▶ [TASK PROMPT] Transcribe every entry word for word. Skip the pictures.

Plotting code records
[Begin]

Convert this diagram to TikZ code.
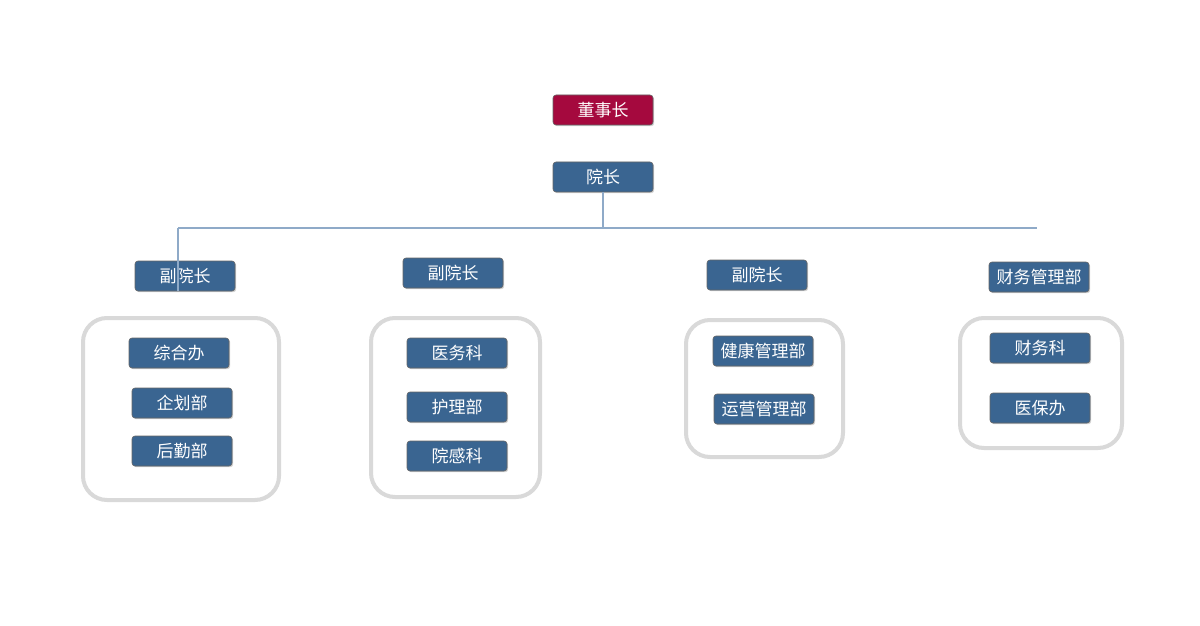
\documentclass[tikz,border=0pt]{standalone}
\usepackage{fontspec}
\setmainfont{Noto Sans CJK SC}
\usetikzlibrary{shadows}
\definecolor{bluebox}{HTML}{3A6591}
\definecolor{redbox}{HTML}{A5093E}
\definecolor{linec}{HTML}{8FAAC8}
\definecolor{grp}{HTML}{D9D9D9}
\tikzset{
  unit/.style={draw=black!60, line width=0.3pt, fill=bluebox, text=white, rounded corners=1.5pt,
    minimum width=50pt, minimum height=15pt, inner sep=0pt, font=\fontsize{8.5}{10}\selectfont,
    drop shadow={shadow xshift=0.6pt, shadow yshift=-0.6pt, opacity=0.35}},
  topunit/.style={unit, fill=redbox},
  grpbox/.style={draw=grp, line width=2pt, rounded corners=12pt, fill=white},
  conn/.style={draw=linec, line width=0.6pt}
}
\begin{document}
\begin{tikzpicture}[x=0.5pt,y=-0.5pt]
\useasboundingbox (0,0) rectangle (1200,626);
\fill[white] (0,0) rectangle (1200,626);
% group boxes
\node[grpbox, minimum width=98pt, minimum height=91pt] (g1) at (181,409) {};
\node[grpbox, minimum width=84.5pt, minimum height=89.5pt] (g2) at (455.5,407.5) {};
\node[grpbox, minimum width=78.5pt, minimum height=68.5pt] (g3) at (764.5,388.5) {};
\node[grpbox, minimum width=81pt, minimum height=65pt] (g4) at (1041,383) {};
% top
\node[topunit] (ch) at (603,110) {董事长};
\node[unit] (yz) at (603,177) {院长};
\node[unit] (f1) at (185,276) {副院长};
\node[unit] (f2) at (453,273) {副院长};
\node[unit] (f3) at (757,275) {副院长};
\node[unit] (f4) at (1039,277) {财务管理部};
% inner
\node[unit] (a1) at (179,353) {综合办};
\node[unit] (a2) at (182,403) {企划部};
\node[unit] (a3) at (182,451) {后勤部};
\node[unit] (b1) at (457,353) {医务科};
\node[unit] (b2) at (457,407) {护理部};
\node[unit] (b3) at (457,456) {院感科};
\node[unit] (c1) at (763,351) {健康管理部};
\node[unit] (c2) at (764,409) {运营管理部};
\node[unit] (d1) at (1040,348) {财务科};
\node[unit] (d2) at (1040,408) {医保办};
% connectors
\coordinate (h) at (603,228);
\begin{scope}[on background layer/.style={}]
\draw[conn] (yz.south) -- (h);
\draw[conn] (178,228) -- (1037,228);
\draw[conn] (178,228) -- (f1.south -| 178,0) ;
\end{scope}
\end{tikzpicture}
\end{document}
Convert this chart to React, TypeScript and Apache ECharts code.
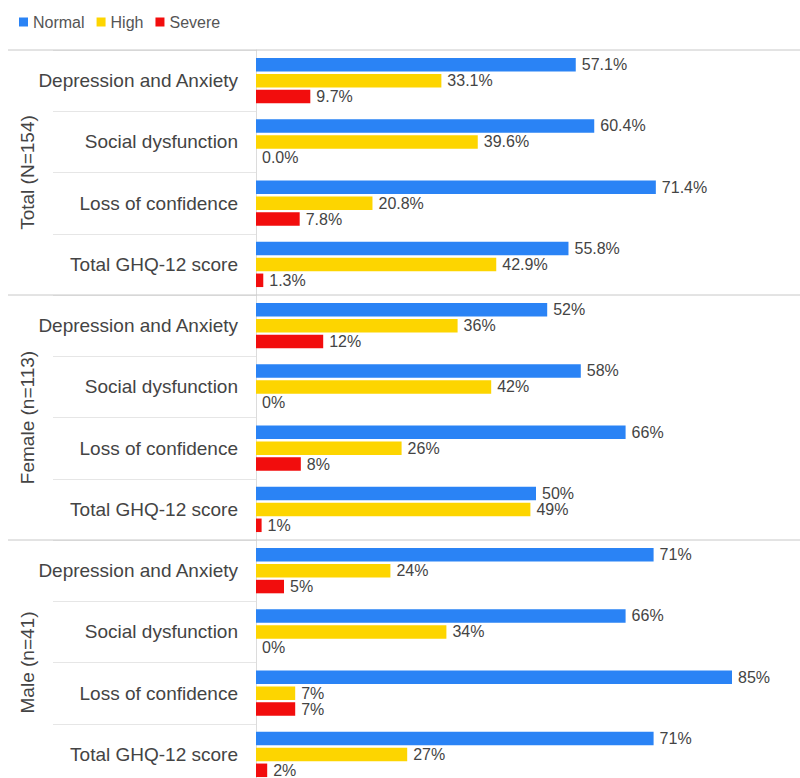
import React, { useEffect, useRef } from "react";
import * as echarts from "echarts";

const groups = ["Total (N=154)", "Female (n=113)", "Male (n=41)"];
const subcategories = [
  "Depression and Anxiety",
  "Social dysfunction",
  "Loss of confidence",
  "Total GHQ-12 score",
];
const labelDecimals = [1, 0, 0];
const seriesNames = ["Normal", "High", "Severe"];
const normalValues = [57.1, 60.4, 71.4, 55.8, 52, 58, 66, 50, 71, 66, 85, 71];
const highValues = [33.1, 39.6, 20.8, 42.9, 36, 42, 26, 49, 24, 34, 7, 27];
const severeValues = [9.7, 0.0, 7.8, 1.3, 12, 0, 8, 1, 5, 0, 7, 2];

const colors = ["#2a83f5", "#fdd500", "#f20d0d"];
const FONT = "'Liberation Sans', Arial, sans-serif";

export default function App() {
  const ref = useRef<HTMLDivElement>(null);

  useEffect(() => {
    if (!ref.current) return;
    const chart = echarts.init(ref.current, null, { renderer: "svg" });

    const gridLeft = 256;
    const gridTop = 50;
    const band = 61.25;
    const categories: string[] = [];
    groups.forEach(() => subcategories.forEach((s) => categories.push(s)));
    const gridHeight = band * categories.length;

    const fmt = (p: any) => {
      const g = Math.floor(p.dataIndex / subcategories.length);
      return Number(p.value).toFixed(labelDecimals[g]) + "%";
    };

    const mkSeries = (name: string, data: number[], color: string) => ({
      name,
      type: "bar",
      data,
      barWidth: 13.5,
      barGap: "18%",
      itemStyle: { color },
      label: {
        show: true,
        position: "right",
        distance: 6,
        formatter: fmt,
        fontSize: 16,
        lineHeight: 15,
        color: "#444",
        fontFamily: FONT,
      },
    });

    const graphic: any[] = [];
    groups.forEach((g, i) => {
      const y = gridTop + i * subcategories.length * band;
      graphic.push({
        type: "line",
        shape: { x1: 8, y1: y, x2: 800, y2: y },
        style: { stroke: "#c8c8c8", lineWidth: 1 },
        z: 10,
      });
      graphic.push({
        type: "text",
        x: 27,
        y: y + (subcategories.length * band) / 2,
        rotation: Math.PI / 2,
        style: {
          text: g,
          textAlign: "center",
          textVerticalAlign: "middle",
          fontSize: 19,
          fill: "#444",
          fontFamily: FONT,
        },
      });
    });

    chart.setOption({
      animation: false,
      legend: {
        left: 14,
        top: 9,
        icon: "rect",
        itemWidth: 9,
        itemHeight: 9,
        itemGap: 12,
        textStyle: { fontSize: 16, color: "#555", fontFamily: FONT },
        data: seriesNames,
      },
      grid: {
        left: gridLeft,
        top: gridTop,
        width: 560,
        height: gridHeight,
        containLabel: false,
        outerBoundsMode: "none",
      },
      xAxis: { type: "value", min: 0, max: 100, show: false },
      yAxis: {
        type: "category",
        inverse: true,
        data: categories,
        axisLine: { show: true, lineStyle: { color: "#dcdcdc" } },
        axisTick: {
          show: true,
          interval: 0,
          length: 203,
          lineStyle: { color: "#e6e6e6" },
        },
        axisLabel: {
          interval: 0,
          margin: 18,
          fontSize: 19,
          color: "#444",
          fontFamily: FONT,
        },
        splitLine: { show: false },
      },
      series: [
        mkSeries(seriesNames[0], normalValues, colors[0]),
        mkSeries(seriesNames[1], highValues, colors[1]),
        mkSeries(seriesNames[2], severeValues, colors[2]),
      ],
      graphic,
    });

    return () => chart.dispose();
  }, []);

  return (
    <div
      ref={ref}
      style={{ position: "absolute", left: 0, top: 0, width: 800, height: 778, background: "#fff" }}
    />
  );
}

[End]

▶ [RESPONSE]
Convert this diagram to TikZ code.
\documentclass[tikz,border=0pt]{standalone}
\usepackage{fontspec}
\setmainfont{Noto Sans CJK SC}
\usetikzlibrary{shadows}
\definecolor{bluebox}{HTML}{3A6591}
\definecolor{redbox}{HTML}{A5093E}
\definecolor{linec}{HTML}{8FAAC8}
\definecolor{grp}{HTML}{D9D9D9}
\tikzset{
  unit/.style={draw=black!60, line width=0.3pt, fill=bluebox, text=white, rounded corners=1.5pt,
    minimum width=50pt, minimum height=15pt, inner sep=0pt, font=\fontsize{8.5}{10}\selectfont,
    drop shadow={shadow xshift=0.6pt, shadow yshift=-0.6pt, opacity=0.35}},
  topunit/.style={unit, fill=redbox},
  grpbox/.style={draw=grp, line width=2pt, rounded corners=12pt, fill=white},
  conn/.style={draw=linec, line width=0.6pt}
}
\begin{document}
\begin{tikzpicture}[x=0.5pt,y=-0.5pt]
\useasboundingbox (0,0) rectangle (1200,626);
\fill[white] (0,0) rectangle (1200,626);
% group boxes
\node[grpbox, minimum width=98pt, minimum height=91pt] (g1) at (181,409) {};
\node[grpbox, minimum width=84.5pt, minimum height=89.5pt] (g2) at (455.5,407.5) {};
\node[grpbox, minimum width=78.5pt, minimum height=68.5pt] (g3) at (764.5,388.5) {};
\node[grpbox, minimum width=81pt, minimum height=65pt] (g4) at (1041,383) {};
% top
\node[topunit] (ch) at (603,110) {董事长};
\node[unit] (yz) at (603,177) {院长};
\node[unit] (f1) at (185,276) {副院长};
\node[unit] (f2) at (453,273) {副院长};
\node[unit] (f3) at (757,275) {副院长};
\node[unit] (f4) at (1039,277) {财务管理部};
% inner
\node[unit] (a1) at (179,353) {综合办};
\node[unit] (a2) at (182,403) {企划部};
\node[unit] (a3) at (182,451) {后勤部};
\node[unit] (b1) at (457,353) {医务科};
\node[unit] (b2) at (457,407) {护理部};
\node[unit] (b3) at (457,456) {院感科};
\node[unit] (c1) at (763,351) {健康管理部};
\node[unit] (c2) at (764,409) {运营管理部};
\node[unit] (d1) at (1040,348) {财务科};
\node[unit] (d2) at (1040,408) {医保办};
% connectors
\coordinate (h) at (603,228);
\begin{scope}[on background layer/.style={}]
\draw[conn] (yz.south) -- (h);
\draw[conn] (178,228) -- (1037,228);
\draw[conn] (178,228) -- (f1.south -| 178,0) ;
\end{scope}
\end{tikzpicture}
\end{document}
Convert this chart to React, TypeScript and Apache ECharts code.
import React, { useEffect, useRef } from "react";
import * as echarts from "echarts";

const groups = ["Total (N=154)", "Female (n=113)", "Male (n=41)"];
const subcategories = [
  "Depression and Anxiety",
  "Social dysfunction",
  "Loss of confidence",
  "Total GHQ-12 score",
];
const labelDecimals = [1, 0, 0];
const seriesNames = ["Normal", "High", "Severe"];
const normalValues = [57.1, 60.4, 71.4, 55.8, 52, 58, 66, 50, 71, 66, 85, 71];
const highValues = [33.1, 39.6, 20.8, 42.9, 36, 42, 26, 49, 24, 34, 7, 27];
const severeValues = [9.7, 0.0, 7.8, 1.3, 12, 0, 8, 1, 5, 0, 7, 2];

const colors = ["#2a83f5", "#fdd500", "#f20d0d"];
const FONT = "'Liberation Sans', Arial, sans-serif";

export default function App() {
  const ref = useRef<HTMLDivElement>(null);

  useEffect(() => {
    if (!ref.current) return;
    const chart = echarts.init(ref.current, null, { renderer: "svg" });

    const gridLeft = 256;
    const gridTop = 50;
    const band = 61.25;
    const categories: string[] = [];
    groups.forEach(() => subcategories.forEach((s) => categories.push(s)));
    const gridHeight = band * categories.length;

    const fmt = (p: any) => {
      const g = Math.floor(p.dataIndex / subcategories.length);
      return Number(p.value).toFixed(labelDecimals[g]) + "%";
    };

    const mkSeries = (name: string, data: number[], color: string) => ({
      name,
      type: "bar",
      data,
      barWidth: 13.5,
      barGap: "18%",
      itemStyle: { color },
      label: {
        show: true,
        position: "right",
        distance: 6,
        formatter: fmt,
        fontSize: 16,
        lineHeight: 15,
        color: "#444",
        fontFamily: FONT,
      },
    });

    const graphic: any[] = [];
    groups.forEach((g, i) => {
      const y = gridTop + i * subcategories.length * band;
      graphic.push({
        type: "line",
        shape: { x1: 8, y1: y, x2: 800, y2: y },
        style: { stroke: "#c8c8c8", lineWidth: 1 },
        z: 10,
      });
      graphic.push({
        type: "text",
        x: 27,
        y: y + (subcategories.length * band) / 2,
        rotation: Math.PI / 2,
        style: {
          text: g,
          textAlign: "center",
          textVerticalAlign: "middle",
          fontSize: 19,
          fill: "#444",
          fontFamily: FONT,
        },
      });
    });

    chart.setOption({
      animation: false,
      legend: {
        left: 14,
        top: 9,
        icon: "rect",
        itemWidth: 9,
        itemHeight: 9,
        itemGap: 12,
        textStyle: { fontSize: 16, color: "#555", fontFamily: FONT },
        data: seriesNames,
      },
      grid: {
        left: gridLeft,
        top: gridTop,
        width: 560,
        height: gridHeight,
        containLabel: false,
        outerBoundsMode: "none",
      },
      xAxis: { type: "value", min: 0, max: 100, show: false },
      yAxis: {
        type: "category",
        inverse: true,
        data: categories,
        axisLine: { show: true, lineStyle: { color: "#dcdcdc" } },
        axisTick: {
          show: true,
          interval: 0,
          length: 203,
          lineStyle: { color: "#e6e6e6" },
        },
        axisLabel: {
          interval: 0,
          margin: 18,
          fontSize: 19,
          color: "#444",
          fontFamily: FONT,
        },
        splitLine: { show: false },
      },
      series: [
        mkSeries(seriesNames[0], normalValues, colors[0]),
        mkSeries(seriesNames[1], highValues, colors[1]),
        mkSeries(seriesNames[2], severeValues, colors[2]),
      ],
      graphic,
    });

    return () => chart.dispose();
  }, []);

  return (
    <div
      ref={ref}
      style={{ position: "absolute", left: 0, top: 0, width: 800, height: 778, background: "#fff" }}
    />
  );
}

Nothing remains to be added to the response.